# Aquascaping on BBC Gardeners Question Time



## AndyMcD (9 May 2016)

There was a piece on this week's Gardener's Question Time (BBC podcast 06/05/16 East Cornwall) from the Aquatic Design Centre, London.

A few weeks ago, an audience member offered a top tip of using aquarium water to water your garden with, which the panel thought was of little value. Obviously not read up on EI! I wondered if this would lead to someone contacting the show.

It seems sensible to me that Gardeners Question Time should cover aquascaping.

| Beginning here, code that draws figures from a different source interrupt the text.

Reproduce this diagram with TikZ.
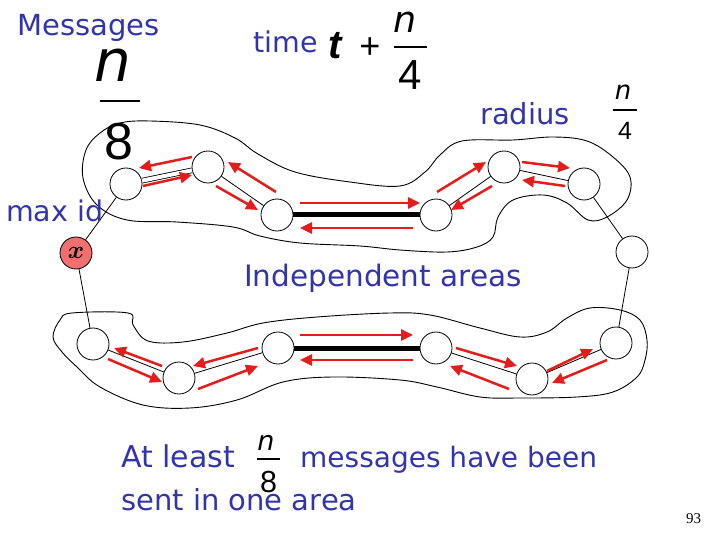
\documentclass[tikz,border=0pt]{standalone}
\usepackage{bm}
\usepackage{fontspec}
\setmainfont{DejaVu Sans}
\newfontfamily\hel{Liberation Sans}
\newfontfamily\tms{Liberation Serif}
\usetikzlibrary{calc,arrows.meta}
\definecolor{txtblue}{RGB}{51,51,170}
\definecolor{msgred}{RGB}{228,28,28}
\definecolor{maxred}{RGB}{240,112,112}
\newcommand\fsz[1]{\fontsize{#1}{#1}\selectfont}
\begin{document}
\begin{tikzpicture}[x=1pt,y=-1pt,
  proc/.style={circle,draw,line width=0.8pt,fill=white,minimum size=32pt,inner sep=0pt},
  edge/.style={line width=0.8pt},
  heavy/.style={line width=5pt},
  msg/.style={draw=msgred,line width=2.5pt,-{Triangle[length=12pt,width=11pt]}},
  blob/.style={line width=0.9pt},
  lbl/.style={text=txtblue,anchor=base west,inner sep=0pt},
  fr/.style={inner sep=0pt,anchor=base},
  bar/.style={line width=2.2pt}
]
\useasboundingbox (0,0) rectangle (720,540);

% area outlines
\draw[blob] plot[smooth cycle,tension=0.6] coordinates {
 (83,178) (86,150) (100,133) (120,123) (150,121) (200,125) (235,138) (258,154)
 (295,172) (350,182) (400,186) (425,172) (440,155) (462,141) (513,140) (553,137)
 (587,141) (613,157) (630,177) (627,200) (607,217) (588,220) (567,203) (543,195)
 (513,200) (498,217) (493,237) (477,247) (447,252) (400,250) (360,246) (300,243)
 (260,236) (233,227) (177,222) (127,220) (97,205)};
\draw[blob] plot[smooth cycle,tension=0.6] coordinates {
 (53,337) (60,320) (72,313) (128,313) (133,325) (148,341) (183,342) (227,333)
 (263,323) (317,317) (390,313) (430,315) (480,328) (520,337) (547,332) (567,318)
 (590,308) (620,310) (640,320) (647,340) (645,360) (637,377) (613,392) (577,397)
 (520,398) (480,397) (437,387) (400,380) (333,377) (283,382) (237,400) (190,408)
 (143,405) (100,387) (77,367) (62,352)};

% processors
\node[proc] (A1) at (126,184) {};
\node[proc] (A2) at (208,167) {};
\node[proc] (A3) at (277,215) {};
\node[proc] (A5) at (436,215) {};
\node[proc] (A7) at (504,167) {};
\node[proc] (A8) at (584,184) {};
\node[proc] (A9) at (632,252) {};
\node[proc,fill=maxred] (MX) at (76,253) {\fsz{28}$\bm{x}$};
\node[proc] (B1) at (93,344) {};
\node[proc] (B2) at (179,378) {};
\node[proc] (B3) at (278,348) {};
\node[proc] (B4) at (436,348) {};
\node[proc] (B5) at (532,379) {};
\node[proc] (B6) at (616,343) {};

% ring edges
\draw[edge,double,double distance=4pt] (A1) -- (A2);
\draw[edge] (A2) -- (A3);
\draw[heavy] (A3) -- (A5);
\draw[edge] (A5) -- (A7);
\draw[edge] (A7) -- (A8);
\draw[edge] (A8) -- (A9);
\draw[edge] (A9) -- (B6);
\draw[edge] (MX) -- (A1);
\draw[edge] (MX) -- (B1);
\draw[edge] (B1) -- (B2);
\draw[edge] (B2) -- (B3);
\draw[heavy] (B3) -- (B4);
\draw[edge] (B4) -- (B5);
\draw[edge] (B5) -- (B6);

% messages (top area)
\draw[msg] ($(A2)+(-16,-10)$) -- ($(A1)+(13,-16)$);
\draw[msg] ($(A1)+(17,2)$) -- ($(A2)+(-16,8)$);
\draw[msg] ($(A3)+(-1,-23)$) -- ($(A2)+(20,-5)$);
\draw[msg] ($(A2)+(8,19)$) -- ($(A3)+(-19,-5)$);
\draw[msg] ($(A3)+(23,-12)$) -- ($(A5)+(-16,-12)$);
\draw[msg] ($(A5)+(-23,13)$) -- ($(A3)+(23,13)$);
\draw[msg] ($(A5)+(1,-23)$) -- ($(A7)+(-18,-5)$);
\draw[msg] ($(A7)+(-12,19)$) -- ($(A5)+(15,-5)$);
\draw[msg] ($(A7)+(18,-5)$) -- ($(A8)+(-14,-16)$);
\draw[msg] ($(A8)+(-19,2)$) -- ($(A7)+(18,13)$);
% messages (bottom area)
\draw[msg] ($(B2)+(-17,-12)$) -- ($(B1)+(21,4)$);
\draw[msg] ($(B1)+(15,15)$) -- ($(B2)+(-17,4)$);
\draw[msg] ($(B3)+(-20,0)$) -- ($(B2)+(14,-12)$);
\draw[msg] ($(B2)+(19,11)$) -- ($(B3)+(-20,18)$);
\draw[msg] ($(B3)+(22,-13)$) -- ($(B4)+(-23,-13)$);
\draw[msg] ($(B4)+(-23,12)$) -- ($(B3)+(22,12)$);
\draw[msg] ($(B4)+(20,0)$) -- ($(B5)+(-15,-13)$);
\draw[msg] ($(B5)+(-23,10)$) -- ($(B4)+(14,18)$);
\draw[msg] ($(B5)+(15,-8)$) -- ($(B6)+(-23,6)$);
\draw[msg] ($(B6)+(-9,17)$) -- ($(B5)+(20,4)$);

% texts
\node[lbl] (tMsg) at (17,36) {\fsz{29}Messages};
\node[fr] (nA) at (113,82) {\itshape\fsz{58}n};
\draw[bar] (100,101) -- (140,101);
\node[fr] (eA) at (119,160) {\hel\fsz{52}8};

\node[lbl] (tTime) at (253,53) {\fsz{28.5}time};
\node[fr] (tt) at (335,58.5) {\hel\itshape\bfseries\fsz{40}t};
\node[fr] (plus) at (370,58.5) {\hel\fsz{36}+};
\node[fr] (nB) at (405,33) {\itshape\fsz{36.5}n};
\draw[bar] (394,46.7) -- (427,46.7);
\node[fr] (fB) at (410,90) {\hel\fsz{42}4};

\node[lbl] (tRad) at (480,125) {\fsz{29}radius};
\node[fr] (nC) at (623,100) {\itshape\fsz{26}n};
\draw[line width=1.8pt] (613,110) -- (637,110);
\node[fr] (fC) at (625,140) {\hel\fsz{25}4};

\node[lbl] (tMax) at (6,222) {\fsz{28.5}max id};
\node[lbl] (tInd) at (244,286) {\fsz{29.5}Independent areas};

\node[lbl] (tAt) at (121,467) {\fsz{30}At least};
\node[fr] (nD) at (266,450) {\itshape\fsz{27}n};
\draw[line width=1.8pt] (257,459) -- (280,459);
\node[fr] (eD) at (268.5,492) {\hel\fsz{30.5}8};
\node[lbl] (tMsg2) at (300,467) {\fsz{28}messages have been};
\node[lbl] (tSent) at (121,510) {\fsz{29}sent in one area};
\node[anchor=base west,inner sep=0pt] (pg) at (686,523) {\tms\fsz{15}93};
\end{tikzpicture}
\end{document}
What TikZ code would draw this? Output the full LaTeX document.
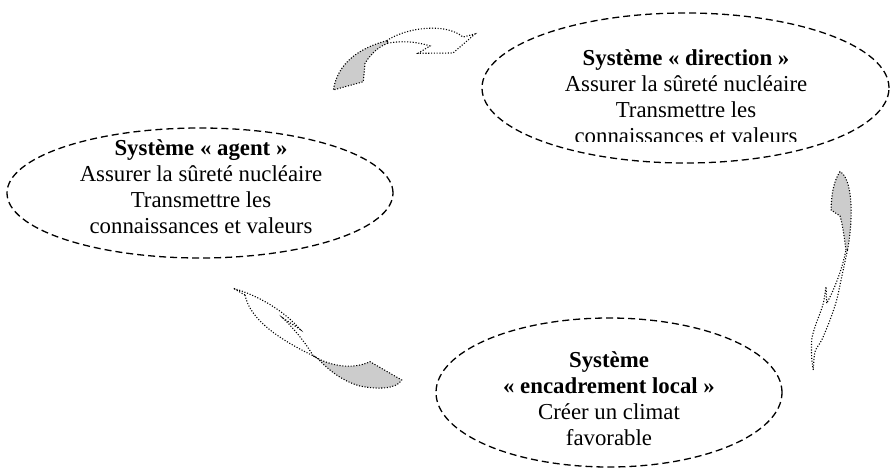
\documentclass[tikz,border=0pt]{standalone}
\usepackage{fontspec}
\setmainfont{Liberation Serif}
\usetikzlibrary{shapes.geometric}
\begin{document}
\begin{tikzpicture}[x=1pt,y=-1pt,
  sysbox/.style={ellipse, draw, line width=1.3pt, dash pattern=on 7pt off 4pt, inner sep=0pt},
  systext/.style={align=center, inner sep=0pt, font=\fontsize{22.8}{26}\selectfont},
  arrowline/.style={line width=1.1pt, dash pattern=on 1.1pt off 1.7pt},
  arrowhead/.style={arrowline, draw, fill=black!20}]
\useasboundingbox (0,0) rectangle (891,474);

% the three systems
\node[sysbox, minimum width=386pt, minimum height=130pt] (agent) at (200,193) {};
\node[sysbox, minimum width=407pt, minimum height=150pt] (direction) at (685.5,88) {};
\node[sysbox, minimum width=346pt, minimum height=149pt] (local) at (609,392.5) {};

\node[systext] (agenttxt) at (201,186.5) {\textbf{Système « agent »}\\Assurer la sûreté nucléaire\\Transmettre les\\connaissances et valeurs};
\begin{scope}
  \clip (480,0) rectangle (891,141);
  \node[systext] (directiontxt) at (686,96.8) {\textbf{Système « direction »}\\Assurer la sûreté nucléaire\\Transmettre les\\connaissances et valeurs};
\end{scope}
\node[systext] (localtxt) at (609,398.5) {\textbf{Système}\\\textbf{« encadrement local »}\\Créer un climat\\favorable};

% curved block arrow: direction -> agent
\path[arrowhead] (386.7,40.7) .. controls (360,48) and (338,62) .. (333.3,90)
  -- (363.3,81.7) .. controls (364,72) .. (365,63.3)
  .. controls (372,52) and (380,46) .. (388.5,43) -- cycle;
\draw[arrowline] (386.7,40.7) .. controls (405,28) and (445,22) .. (463,37)
  -- (475,34) -- (453,53) -- (418,53.3) -- (430,46)
  .. controls (415,41) and (400,41) .. (388.5,43);

% curved block arrow: agent -> encadrement local
\path[arrowhead] (313.3,356) .. controls (330,366) and (352,370) .. (370,361.7)
  -- (401.7,380) .. controls (396,390) and (375,389) .. (360,386)
  .. controls (345,382) and (330,372) .. (316.7,357.5) -- cycle;
\draw[arrowline] (245,295) -- (233.3,288.3) .. controls (260,296) and (285,312) .. (300,329.3)
  -- (283.3,318.3) .. controls (295,330) and (305,342) .. (313.3,356);
\draw[arrowline] (245,295) .. controls (250,320) and (280,340) .. (316.7,357.5);

% curved block arrow: encadrement local -> direction
\path[arrowhead] (846,250) .. controls (844,235) and (842,222) .. (840,216)
  -- (831.2,210) .. controls (831,195) and (834,180) .. (840,171.7)
  .. controls (852,178) and (854,215) .. (847.5,250) -- cycle;
\draw[arrowline] plot[smooth] coordinates {(847.5,250) (841.7,276.7) (836.7,300) (830,320) (821.7,340) (815,351.7) (813.3,370)};
\draw[arrowline] plot[smooth] coordinates {(813.3,370) (811.7,358) (811.7,340) (815,326.7) (820,313.3) (823.3,303.3) (826,286.7)}
  -- (826.7,303.3) .. controls (834,290) and (842,270) .. (846,250);
\end{tikzpicture}
\end{document}
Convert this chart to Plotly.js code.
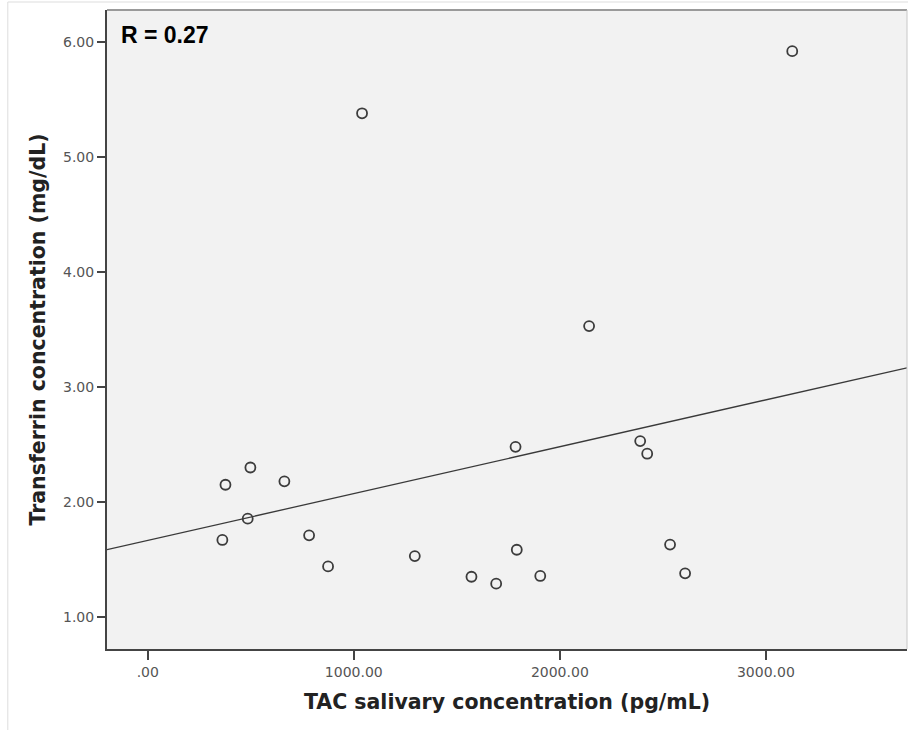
<!DOCTYPE html>
<html>
<head>
<meta charset="utf-8">
<script src="https://cdn.plot.ly/plotly-3.0.1.min.js"></script>
<style>
  html, body { margin: 0; padding: 0; background: #ffffff; }
  #chart { width: 908px; height: 730px; }
</style>
</head>
<body>
<div id="chart"></div>
<script>
// TAC salivary concentration (pg/mL)
const tacValues = [362, 377, 485, 498, 663, 783, 875, 1040, 1296, 1571,
                   1691, 1785, 1791, 1905, 2142, 2390, 2424, 2535, 2608, 3128];
// Transferrin concentration (mg/dL)
const transferrinValues = [1.67, 2.15, 1.855, 2.30, 2.18, 1.71, 1.44, 5.38, 1.53, 1.35,
                           1.29, 2.48, 1.585, 1.357, 3.53, 2.53, 2.42, 1.63, 1.38, 5.92];

const xTickVals = [0, 1000, 2000, 3000];
const xTickText = ['.00', '1000.00', '2000.00', '3000.00'];
const yTickVals = [1, 2, 3, 4, 5, 6];
const yTickText = ['1.00', '2.00', '3.00', '4.00', '5.00', '6.00'];
const xRange = [-198, 3685];
const yRange = [0.722, 6.278];
const rLabel = 'R = 0.27';

// least-squares fit line through the data
const n = tacValues.length;
const mx = tacValues.reduce((a, b) => a + b, 0) / n;
const my = transferrinValues.reduce((a, b) => a + b, 0) / n;
let sxy = 0, sxx = 0;
for (let i = 0; i < n; i++) {
  sxy += (tacValues[i] - mx) * (transferrinValues[i] - my);
  sxx += (tacValues[i] - mx) * (tacValues[i] - mx);
}
const slope = sxy / sxx;
const intercept = my - slope * mx;
const fitX = [xRange[0], xRange[1]];
const fitY = fitX.map(v => intercept + slope * v);

const traces = [
  {
    x: fitX, y: fitY, type: 'scatter', mode: 'lines',
    line: { color: '#3a3a3a', width: 1.3 },
    hoverinfo: 'skip', showlegend: false
  },
  {
    x: tacValues, y: transferrinValues, type: 'scatter', mode: 'markers',
    marker: { symbol: 'circle-open', size: 10, color: '#3c3c3c', line: { width: 1.8, color: '#3c3c3c' } },
    showlegend: false
  }
];

const tickFont = { family: 'DejaVu Sans', size: 14, color: '#555555' };
const titleFont = { family: 'DejaVu Sans', size: 20.5, color: '#222222', weight: 'bold' };

const layout = {
  width: 908, height: 730,
  margin: { l: 107, r: 1, t: 10, b: 81, pad: 0 },
  paper_bgcolor: '#ffffff',
  plot_bgcolor: '#f2f2f2',
  showlegend: false,
  xaxis: {
    range: xRange, tickvals: xTickVals, ticktext: xTickText,
    ticks: 'outside', ticklen: 9, tickwidth: 2, tickcolor: '#444444',
    showline: true, linecolor: '#444444', linewidth: 2,
    showgrid: false, zeroline: false, tickfont: tickFont,
    title: { text: 'TAC salivary concentration (pg/mL)', font: titleFont, standoff: 16 },
    fixedrange: true
  },
  yaxis: {
    range: yRange, tickvals: yTickVals, ticktext: yTickText,
    ticks: 'outside', ticklen: 8, tickwidth: 2, tickcolor: '#444444',
    showline: true, linecolor: '#444444', linewidth: 2,
    showgrid: false, zeroline: false, tickfont: tickFont,
    title: { text: 'Transferrin concentration (mg/dL)', font: titleFont, standoff: 12 },
    fixedrange: true
  },
  shapes: [
    { type: 'line', xref: 'paper', yref: 'paper', x0: 0, x1: 1, y0: 1, y1: 1,
      line: { color: '#9a9a9a', width: 2 } },
    { type: 'line', xref: 'paper', yref: 'paper', x0: 1, x1: 1, y0: 0, y1: 1,
      line: { color: '#c8c8c8', width: 1 } },
    { type: 'line', xref: 'paper', yref: 'paper', x0: -0.124, x1: -0.124, y0: -0.127, y1: 1.0125,
      line: { color: '#dddddd', width: 1 } },
    { type: 'line', xref: 'paper', yref: 'paper', x0: -0.124, x1: 1.01, y0: 1.0125, y1: 1.0125,
      line: { color: '#dddddd', width: 1 } }
  ],
  annotations: [
    { text: '<b>' + rLabel + '</b>', xref: 'paper', yref: 'paper',
      x: 0.015, y: 0.985, xanchor: 'left', yanchor: 'top', showarrow: false,
      font: { family: 'Liberation Sans', size: 23, color: '#000000' } }
  ]
};

Plotly.newPlot('chart', traces, layout, { displayModeBar: false, staticPlot: true });
</script>
</body>
</html>
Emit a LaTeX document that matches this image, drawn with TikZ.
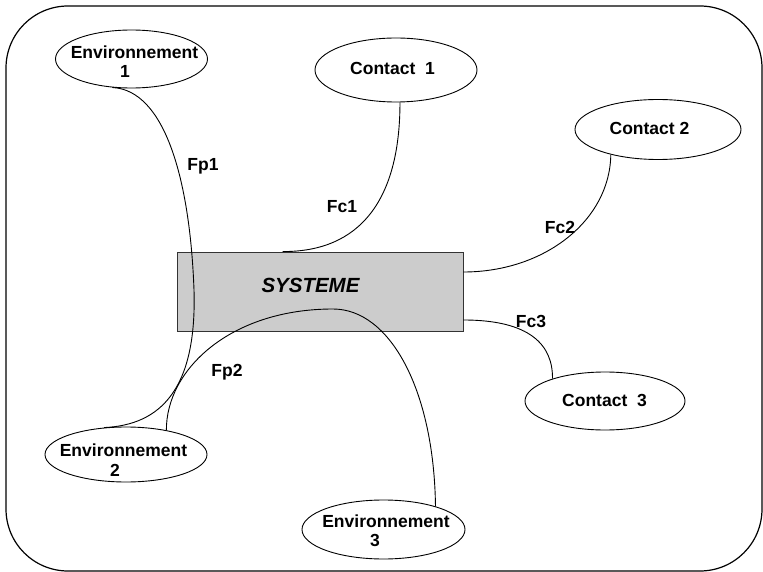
\documentclass[tikz,border=0pt]{standalone}
\usepackage{fontspec}
\setmainfont{Liberation Sans}
\usetikzlibrary{shapes.geometric}
\definecolor{boxgray}{RGB}{204,204,204}
\begin{document}
\begin{tikzpicture}[x=1pt,y=-1pt,
  bubble/.style={draw,ellipse,line width=0.9pt,inner sep=0pt},
  txt/.style={inner sep=0pt,align=center,font=\fontsize{17.5}{19.5}\selectfont\bfseries},
  link/.style={line width=0.9pt},
  tag/.style={font=\fontsize{17.5}{17}\selectfont\bfseries,inner sep=0pt}]
\useasboundingbox (0,0) rectangle (763,572);
% outer frame
\draw[line width=1.2pt,rounded corners=62pt] (6,6) rectangle (762,571);
% central system block
\node[draw=black!80,fill=boxgray,line width=0.9pt,minimum width=286pt,minimum height=79pt,
  inner sep=0pt] (sys) at (320,291.5) {};
\node[inner sep=0pt,font=\fontsize{20.5}{20}\selectfont\bfseries\itshape] (systxt) at (310.5,285.5) {SYSTEME};
% surrounding elements
\node[bubble,minimum width=152pt,minimum height=58pt] (env1) at (131.5,59) {};
\node[bubble,minimum width=162pt,minimum height=64pt] (c1) at (396,70) {};
\node[bubble,minimum width=166pt,minimum height=60pt] (c2) at (658,129.5) {};
\node[bubble,minimum width=160pt,minimum height=58pt] (c3) at (605,401) {};
\node[bubble,minimum width=162pt,minimum height=55pt] (env2) at (126,454.5) {};
\node[bubble,minimum width=163pt,minimum height=59pt] (env3) at (383.5,529.5) {};
\node[txt] (tenv1) at (134.5,61.5) {Environnement\\1\hspace*{19pt}};
\node[txt] (tc1) at (392.5,68.5) {Contact\ \ 1};
\node[txt] (tc2) at (649.5,128.5) {Contact 2};
\node[txt] (tc3) at (604.5,400) {Contact\ \ 3};
\node[txt] (tenv2) at (123.5,460) {Environnement\\2\hspace*{17pt}};
\node[txt] (tenv3) at (386,531) {Environnement\\3\hspace*{22pt}};
% functions
\draw[link] (c1.-83) .. controls (400,200) and (360,252) .. ([xshift=106pt]sys.north west);
\draw[link] (c2.208) .. controls (610,220) and (545,272) .. ([yshift=19.5pt]sys.east);
\draw[link] ([yshift=-28.5pt]sys.east) .. controls (530,320) and (553,345) .. (c3.157);
\draw[link] (env1.236) .. controls (165,90) and (190,180) .. (194,290)
  .. controls (197,390) and (160,425) .. (env2.129);
\draw[link] (env2.31) .. controls (166,370) and (230,309) .. (333,309)
  .. controls (390,309) and (434,390) .. (env3.24);
% labels
\node[tag] (lfp1) at (203,166) {Fp1};
\node[tag] (lfc1) at (342,207) {Fc1};
\node[tag] (lfc2) at (560,227) {Fc2};
\node[tag] (lfc3) at (531,321) {Fc3};
\node[tag] (lfp2) at (227,372) {Fp2};
\end{tikzpicture}
\end{document}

For anyone who loves gardening but doesn't have a garden, why wouldn't they love aquascaping!


----------



## Aqua360 (9 May 2016)

AndyMcD said:


> There was a piece on this week's Gardener's Question Time (BBC podcast 06/05/16 East Cornwall) from the Aquatic Design Centre, London.
> 
> A few weeks ago, an audience member offered a top tip of using aquarium water to water your garden with, which the panel thought was of little value. Obviously not read up on EI! I wondered if this would lead to someone contacting the show.
> 
> It seems sensible to me that Gardeners Question Time should cover aquascaping. For anyone who loves gardening but doesn't have a garden, why wouldn't they love aquascaping!



i've used old tank water for plants, believing nitrates and organic waste to be beneficial


----------



## rebel (9 May 2016)

That's silly. Most tank water (especially non-planted fish only tanks) would be rich with nitrates to say the least. My plants love tank water!


----------



## ian_m (9 May 2016)

You can see the darker green semicircle which is as far as my hosepipe reaches out of the window. Photo is quite poor, very much clearer in real life. Must get a longer hose so rest of lawn can benefit.


----------



## AndyMcD (9 May 2016)

Sorry, the main point I was trying to make was that I thought it was good for this hobby that there was a piece about planted tanks (about 14 mins in) on this popular radio show.

The comment about there being little benefit to watering your garden with aquarium water was from a show a few weeks ago. It did seem to be a bit out of touch at the time. I wouldn't be surprised if someone (perhaps Aquatic Design Centre) contacted the show after this comment, which led to a piece on this week's show.


----------



## roundasapound (17 May 2016)

ADC is where I go weekly for my live fish food and aquatic plants.. they have some lovely tanks but it can take an age to be served.


----------



## zozo (18 May 2016)

Send them an e-mail linked to aquaponics, the panel obviously never heard about that..  These are self sustaining little ecosystems with aquaponic filter on top of a fish tank to grow vegtables with only fish food (poop).


----------